Les a priori peuvent être nombreux concernant les métiers de la dépollution. Comment valorisez-vous votre métier et « rassurez-vous » les candidats ?

En tant que dirigeant, ne serait-ce que d’un point de vue purement éthique, je ne peux pas tolérer que l’activité exercée par mes salariés ait des conséquences néfastes sur leur santé ou leur état physique. Cette philosophie et cette forte conscience morale étaient déjà celles du fondateur de SET Environnement, Roland Sonnet. Elles font parties des raisons pour lesquelles j’ai décidé de rester et de m’investir autant dans l’entreprise.

C’est aussi pour cela que je m’attache à donner à mes salariés tous les moyens nécessaires pour une protection optimale, tout en valorisant leur travail. Cela passe par les formations que nous dispensons ou encore par l’accompagnement social autour des chantiers. J’ai à cœur que les personnels travaillant pour SET Environnement soient fiers du métier qu’ils exercent, d’une part parce que c’est un métier utile à la collectivité, et d’autre part parce qu’ils le font bien. J’ai pu constater combien nos salariés sont fiers de montrer leur savoir-faire devant un client, un auditeur ou un inspecteur du travail lors d’un contrôle.

Pourquoi avoir décidé de reprendre l’entreprise en 2014 ?

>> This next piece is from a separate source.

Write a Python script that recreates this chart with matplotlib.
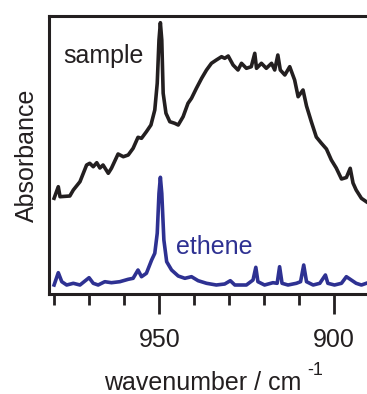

C’est avant tout une histoire de parcours professionnel, qui m’a amené à entrer jeune dans une entreprise avec des valeurs très fortes, en termes de management et de considération des salariés, et dans lesquelles je me suis totalement retrouvé. L’utilité sociale du projet d’entreprise m’a tout de suite fait adhérer à cette conception du métier. C’est aussi le résultat de la rencontre avec un entrepreneur du bâtiment d’exception, qui a d’une part créé une structure d’une très grande qualité, mais qui a d’autre part eu la volonté et l’intelligence de prévoir et de préparer une transmission avec le jeune cadre que j’étais dans les meilleures conditions possibles.